RHEL 7.3 requirements from Atomic Host:

Cloudforms Team:

---

Target Upstream Version:

Embargoed:

Attachments:

Description	Flags
screenshot of tasks	none
piece of engine.log	none

Description Netbulae 2019-03-01 14:24:57 UTC

Created attachment 1539826 [details]
screenshot of tasks

Description of problem:

We have a host that cannot connect to the storage domain. When trying to activate it, it fails. Then engine tries again and again.

After x amount of retries the activation task get's stuck and some other new tasks fail.

Also I cannot put the host in maintenance until an engine restart.

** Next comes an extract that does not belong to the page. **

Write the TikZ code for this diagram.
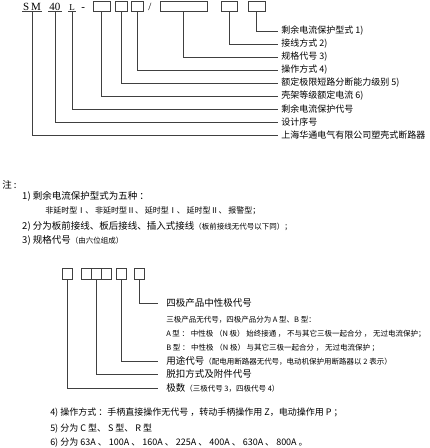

Version-Release number of selected component (if applicable):

4.3.0

How reproducible:
Always

Steps to Reproduce:
1. Add host that has storage issues
2. wait


On a related note, can we define a max amount of activation attempts parameter somewhere? If it fails after x times it should go into maintenance and not try anymore.

Comment 1 Netbulae 2019-03-01 14:44:54 UTC

I don't know if this is the log of the problem, I'll attach a piece of the engine log hereafter.

2019-03-01 10:00:30,391+01 INFO  [org.ovirt.engine.core.bll.StorageJobCallback] (EE-ManagedThreadFactory-engineScheduled-Thread-35) [6a99b660-5991-4f5b-9a7b-112965033613] Command CopyData id: 'a8126c50-0bcb-4d97-848b-c70f5a864430': couldn't get the status of job '35270925-e550-472e-a2e1-743b87e41e73' on host 'node10' (id: 'd301c1d7-d94e-45ba-90c9-dff70afb774c'), assuming it's still running

Comment 2 Netbulae 2019-03-01 14:45:27 UTC

Created attachment 1539841 [details]
piece of engine.log

Comment 3 Liran Rotenberg 2019-04-04 07:41:35 UTC

Verified on:
ovirt-engine-4.3.3.1-0.1.el7.noarch

Steps:
1. Block the host to the storage.
For example run on the host:
# iptables --insert INPUT 1 --source <storage> --jump DROP --protocol all
2. Add the host to the environment.

Results:
At the end of the host installation, there are tries to activate the host.
Task is seen in the engine as "stuck". In few minutes the task ended setting the new host as non-operational.
The engine tries to activate the host again as part of the normal engine's behavior. 
Setting the host into maintenance is possible but only if you do so when the host is in non-operational mode - need to catch in between the activation tries.

Comment 4 Liran Rotenberg 2019-04-04 11:03:56 UTC

Ravi, if the intention was to stop the auto-activation after the host is non-operational we will need to move this bug back to assigned.

Comment 5 Ravi Nori 2019-04-04 13:58:55 UTC

The intention is not to stop auto activation, if we stop auto activation the host will not automatically come back up when storage domain problem is fixed.

HostMonitoring should see the host can be reached and try to connect to storage domain in the next cycle.

Comment 6 Netbulae 2019-04-04 14:16:49 UTC

For me I would like an optional max-retries parameter. 

When you have racks full of nodes fencing and activating it generates additional load on power usage and ovirt tasks. That can lead to cascade effects through your infrastructure.

Also it's not good for the nodes to power cycle all the time. There should be someone noticing this and monitoring etc., but I've seen things go wrong too many times in my career ;-)

Comment 7 Ravi Nori 2019-04-04 14:18:49 UTC

Please open an RFE to add max-retries that can be configured per cluster. We will address it

Comment 8 Sandro Bonazzola 2019-04-16 13:58:18 UTC

This bugzilla is included in oVirt 4.3.3 release, published on April 16th 2019.

Since the problem described in this bug report should be
resolved in oVirt 4.3.3 release, it has been closed with a resolution of CURRENT RELEASE.

If the solution does not work for you, please open a new bug report.